[Charts and diagrams as code]
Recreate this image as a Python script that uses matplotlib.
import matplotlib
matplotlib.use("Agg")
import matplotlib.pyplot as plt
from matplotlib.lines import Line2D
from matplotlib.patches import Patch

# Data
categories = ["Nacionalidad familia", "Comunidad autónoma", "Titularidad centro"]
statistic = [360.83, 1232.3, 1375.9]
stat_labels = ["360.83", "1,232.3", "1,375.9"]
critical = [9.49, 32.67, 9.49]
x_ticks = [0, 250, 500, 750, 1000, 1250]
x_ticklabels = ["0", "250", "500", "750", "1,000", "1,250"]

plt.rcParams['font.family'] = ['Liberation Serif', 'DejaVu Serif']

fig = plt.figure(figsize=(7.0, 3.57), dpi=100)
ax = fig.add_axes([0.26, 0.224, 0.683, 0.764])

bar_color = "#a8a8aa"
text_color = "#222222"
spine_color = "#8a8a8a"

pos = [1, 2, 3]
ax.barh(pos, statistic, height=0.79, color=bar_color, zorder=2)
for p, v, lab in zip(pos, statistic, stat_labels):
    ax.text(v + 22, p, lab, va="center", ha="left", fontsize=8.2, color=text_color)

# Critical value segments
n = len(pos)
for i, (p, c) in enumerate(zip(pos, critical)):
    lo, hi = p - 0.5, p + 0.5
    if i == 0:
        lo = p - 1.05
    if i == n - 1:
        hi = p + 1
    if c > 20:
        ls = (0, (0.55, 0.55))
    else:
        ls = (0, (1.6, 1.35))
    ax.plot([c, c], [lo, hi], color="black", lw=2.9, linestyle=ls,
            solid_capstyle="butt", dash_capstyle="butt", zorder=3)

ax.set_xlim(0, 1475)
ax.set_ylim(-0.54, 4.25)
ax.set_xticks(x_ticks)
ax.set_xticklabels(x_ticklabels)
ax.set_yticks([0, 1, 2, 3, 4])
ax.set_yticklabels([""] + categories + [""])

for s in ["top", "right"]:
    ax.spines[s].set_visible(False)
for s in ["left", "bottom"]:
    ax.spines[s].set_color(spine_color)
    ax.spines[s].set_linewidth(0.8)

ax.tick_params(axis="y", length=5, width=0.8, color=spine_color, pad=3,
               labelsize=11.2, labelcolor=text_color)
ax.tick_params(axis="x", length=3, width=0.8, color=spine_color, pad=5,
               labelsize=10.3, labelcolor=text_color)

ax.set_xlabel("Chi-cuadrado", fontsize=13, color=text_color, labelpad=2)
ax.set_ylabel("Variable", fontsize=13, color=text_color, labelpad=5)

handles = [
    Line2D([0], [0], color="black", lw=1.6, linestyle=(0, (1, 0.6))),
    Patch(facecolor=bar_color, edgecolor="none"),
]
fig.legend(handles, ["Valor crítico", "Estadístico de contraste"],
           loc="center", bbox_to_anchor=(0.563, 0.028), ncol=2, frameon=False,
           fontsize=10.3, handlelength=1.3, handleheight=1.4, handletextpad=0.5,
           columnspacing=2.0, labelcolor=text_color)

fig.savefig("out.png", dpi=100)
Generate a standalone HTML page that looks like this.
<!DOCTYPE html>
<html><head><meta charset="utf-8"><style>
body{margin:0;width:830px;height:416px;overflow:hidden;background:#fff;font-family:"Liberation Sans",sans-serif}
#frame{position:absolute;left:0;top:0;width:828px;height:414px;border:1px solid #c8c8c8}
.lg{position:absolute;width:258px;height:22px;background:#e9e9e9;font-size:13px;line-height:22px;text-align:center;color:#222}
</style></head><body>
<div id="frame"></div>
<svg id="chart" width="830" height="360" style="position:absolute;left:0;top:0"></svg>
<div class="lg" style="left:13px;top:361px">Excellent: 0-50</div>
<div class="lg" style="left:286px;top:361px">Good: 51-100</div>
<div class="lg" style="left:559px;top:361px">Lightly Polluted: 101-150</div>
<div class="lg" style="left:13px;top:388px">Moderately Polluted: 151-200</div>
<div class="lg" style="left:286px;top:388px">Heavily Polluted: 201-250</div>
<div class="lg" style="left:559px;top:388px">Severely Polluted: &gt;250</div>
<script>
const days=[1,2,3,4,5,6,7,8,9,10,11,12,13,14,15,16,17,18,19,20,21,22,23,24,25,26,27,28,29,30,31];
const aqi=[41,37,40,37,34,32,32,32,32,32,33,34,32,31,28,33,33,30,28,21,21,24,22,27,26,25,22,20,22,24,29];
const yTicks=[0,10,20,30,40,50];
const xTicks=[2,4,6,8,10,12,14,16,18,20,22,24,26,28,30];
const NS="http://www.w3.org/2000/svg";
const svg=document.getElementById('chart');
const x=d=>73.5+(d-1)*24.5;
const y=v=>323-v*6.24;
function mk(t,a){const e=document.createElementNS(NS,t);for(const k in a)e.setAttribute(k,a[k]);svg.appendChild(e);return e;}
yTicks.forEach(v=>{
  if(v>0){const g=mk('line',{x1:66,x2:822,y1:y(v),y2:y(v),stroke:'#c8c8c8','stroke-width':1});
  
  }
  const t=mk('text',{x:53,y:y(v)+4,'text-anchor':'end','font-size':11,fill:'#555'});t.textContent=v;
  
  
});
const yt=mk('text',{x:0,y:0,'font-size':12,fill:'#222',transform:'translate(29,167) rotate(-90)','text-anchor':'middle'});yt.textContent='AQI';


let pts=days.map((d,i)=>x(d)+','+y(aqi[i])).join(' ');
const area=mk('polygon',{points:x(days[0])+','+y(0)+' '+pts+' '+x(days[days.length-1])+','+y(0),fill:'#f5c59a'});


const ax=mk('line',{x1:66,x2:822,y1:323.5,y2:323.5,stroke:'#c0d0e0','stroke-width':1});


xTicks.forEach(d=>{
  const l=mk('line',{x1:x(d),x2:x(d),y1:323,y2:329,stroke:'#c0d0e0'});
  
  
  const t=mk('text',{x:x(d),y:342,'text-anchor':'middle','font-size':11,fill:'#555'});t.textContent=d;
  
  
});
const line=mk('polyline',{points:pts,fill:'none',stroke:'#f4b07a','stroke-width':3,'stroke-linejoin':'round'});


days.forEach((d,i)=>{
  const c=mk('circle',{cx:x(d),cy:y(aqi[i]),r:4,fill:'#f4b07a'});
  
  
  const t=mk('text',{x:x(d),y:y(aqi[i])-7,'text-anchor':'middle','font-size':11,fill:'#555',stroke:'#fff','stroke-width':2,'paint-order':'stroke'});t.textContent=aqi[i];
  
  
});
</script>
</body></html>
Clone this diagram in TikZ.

-- WHAT TO WORK ON --
Take the lines above and print them exactly.

-- TASK SOLUTION --
Recreate this image as a Python script that uses matplotlib.
import matplotlib
matplotlib.use("Agg")
import matplotlib.pyplot as plt
from matplotlib.lines import Line2D
from matplotlib.patches import Patch

# Data
categories = ["Nacionalidad familia", "Comunidad autónoma", "Titularidad centro"]
statistic = [360.83, 1232.3, 1375.9]
stat_labels = ["360.83", "1,232.3", "1,375.9"]
critical = [9.49, 32.67, 9.49]
x_ticks = [0, 250, 500, 750, 1000, 1250]
x_ticklabels = ["0", "250", "500", "750", "1,000", "1,250"]

plt.rcParams['font.family'] = ['Liberation Serif', 'DejaVu Serif']

fig = plt.figure(figsize=(7.0, 3.57), dpi=100)
ax = fig.add_axes([0.26, 0.224, 0.683, 0.764])

bar_color = "#a8a8aa"
text_color = "#222222"
spine_color = "#8a8a8a"

pos = [1, 2, 3]
ax.barh(pos, statistic, height=0.79, color=bar_color, zorder=2)
for p, v, lab in zip(pos, statistic, stat_labels):
    ax.text(v + 22, p, lab, va="center", ha="left", fontsize=8.2, color=text_color)

# Critical value segments
n = len(pos)
for i, (p, c) in enumerate(zip(pos, critical)):
    lo, hi = p - 0.5, p + 0.5
    if i == 0:
        lo = p - 1.05
    if i == n - 1:
        hi = p + 1
    if c > 20:
        ls = (0, (0.55, 0.55))
    else:
        ls = (0, (1.6, 1.35))
    ax.plot([c, c], [lo, hi], color="black", lw=2.9, linestyle=ls,
            solid_capstyle="butt", dash_capstyle="butt", zorder=3)

ax.set_xlim(0, 1475)
ax.set_ylim(-0.54, 4.25)
ax.set_xticks(x_ticks)
ax.set_xticklabels(x_ticklabels)
ax.set_yticks([0, 1, 2, 3, 4])
ax.set_yticklabels([""] + categories + [""])

for s in ["top", "right"]:
    ax.spines[s].set_visible(False)
for s in ["left", "bottom"]:
    ax.spines[s].set_color(spine_color)
    ax.spines[s].set_linewidth(0.8)

ax.tick_params(axis="y", length=5, width=0.8, color=spine_color, pad=3,
               labelsize=11.2, labelcolor=text_color)
ax.tick_params(axis="x", length=3, width=0.8, color=spine_color, pad=5,
               labelsize=10.3, labelcolor=text_color)

ax.set_xlabel("Chi-cuadrado", fontsize=13, color=text_color, labelpad=2)
ax.set_ylabel("Variable", fontsize=13, color=text_color, labelpad=5)

handles = [
    Line2D([0], [0], color="black", lw=1.6, linestyle=(0, (1, 0.6))),
    Patch(facecolor=bar_color, edgecolor="none"),
]
fig.legend(handles, ["Valor crítico", "Estadístico de contraste"],
           loc="center", bbox_to_anchor=(0.563, 0.028), ncol=2, frameon=False,
           fontsize=10.3, handlelength=1.3, handleheight=1.4, handletextpad=0.5,
           columnspacing=2.0, labelcolor=text_color)

fig.savefig("out.png", dpi=100)
Generate a standalone HTML page that looks like this.
<!DOCTYPE html>
<html><head><meta charset="utf-8"><style>
body{margin:0;width:830px;height:416px;overflow:hidden;background:#fff;font-family:"Liberation Sans",sans-serif}
#frame{position:absolute;left:0;top:0;width:828px;height:414px;border:1px solid #c8c8c8}
.lg{position:absolute;width:258px;height:22px;background:#e9e9e9;font-size:13px;line-height:22px;text-align:center;color:#222}
</style></head><body>
<div id="frame"></div>
<svg id="chart" width="830" height="360" style="position:absolute;left:0;top:0"></svg>
<div class="lg" style="left:13px;top:361px">Excellent: 0-50</div>
<div class="lg" style="left:286px;top:361px">Good: 51-100</div>
<div class="lg" style="left:559px;top:361px">Lightly Polluted: 101-150</div>
<div class="lg" style="left:13px;top:388px">Moderately Polluted: 151-200</div>
<div class="lg" style="left:286px;top:388px">Heavily Polluted: 201-250</div>
<div class="lg" style="left:559px;top:388px">Severely Polluted: &gt;250</div>
<script>
const days=[1,2,3,4,5,6,7,8,9,10,11,12,13,14,15,16,17,18,19,20,21,22,23,24,25,26,27,28,29,30,31];
const aqi=[41,37,40,37,34,32,32,32,32,32,33,34,32,31,28,33,33,30,28,21,21,24,22,27,26,25,22,20,22,24,29];
const yTicks=[0,10,20,30,40,50];
const xTicks=[2,4,6,8,10,12,14,16,18,20,22,24,26,28,30];
const NS="http://www.w3.org/2000/svg";
const svg=document.getElementById('chart');
const x=d=>73.5+(d-1)*24.5;
const y=v=>323-v*6.24;
function mk(t,a){const e=document.createElementNS(NS,t);for(const k in a)e.setAttribute(k,a[k]);svg.appendChild(e);return e;}
yTicks.forEach(v=>{
  if(v>0){const g=mk('line',{x1:66,x2:822,y1:y(v),y2:y(v),stroke:'#c8c8c8','stroke-width':1});
  
  }
  const t=mk('text',{x:53,y:y(v)+4,'text-anchor':'end','font-size':11,fill:'#555'});t.textContent=v;
  
  
});
const yt=mk('text',{x:0,y:0,'font-size':12,fill:'#222',transform:'translate(29,167) rotate(-90)','text-anchor':'middle'});yt.textContent='AQI';


let pts=days.map((d,i)=>x(d)+','+y(aqi[i])).join(' ');
const area=mk('polygon',{points:x(days[0])+','+y(0)+' '+pts+' '+x(days[days.length-1])+','+y(0),fill:'#f5c59a'});


const ax=mk('line',{x1:66,x2:822,y1:323.5,y2:323.5,stroke:'#c0d0e0','stroke-width':1});


xTicks.forEach(d=>{
  const l=mk('line',{x1:x(d),x2:x(d),y1:323,y2:329,stroke:'#c0d0e0'});
  
  
  const t=mk('text',{x:x(d),y:342,'text-anchor':'middle','font-size':11,fill:'#555'});t.textContent=d;
  
  
});
const line=mk('polyline',{points:pts,fill:'none',stroke:'#f4b07a','stroke-width':3,'stroke-linejoin':'round'});


days.forEach((d,i)=>{
  const c=mk('circle',{cx:x(d),cy:y(aqi[i]),r:4,fill:'#f4b07a'});
  
  
  const t=mk('text',{x:x(d),y:y(aqi[i])-7,'text-anchor':'middle','font-size':11,fill:'#555',stroke:'#fff','stroke-width':2,'paint-order':'stroke'});t.textContent=aqi[i];
  
  
});
</script>
</body></html>
Clone this diagram in TikZ.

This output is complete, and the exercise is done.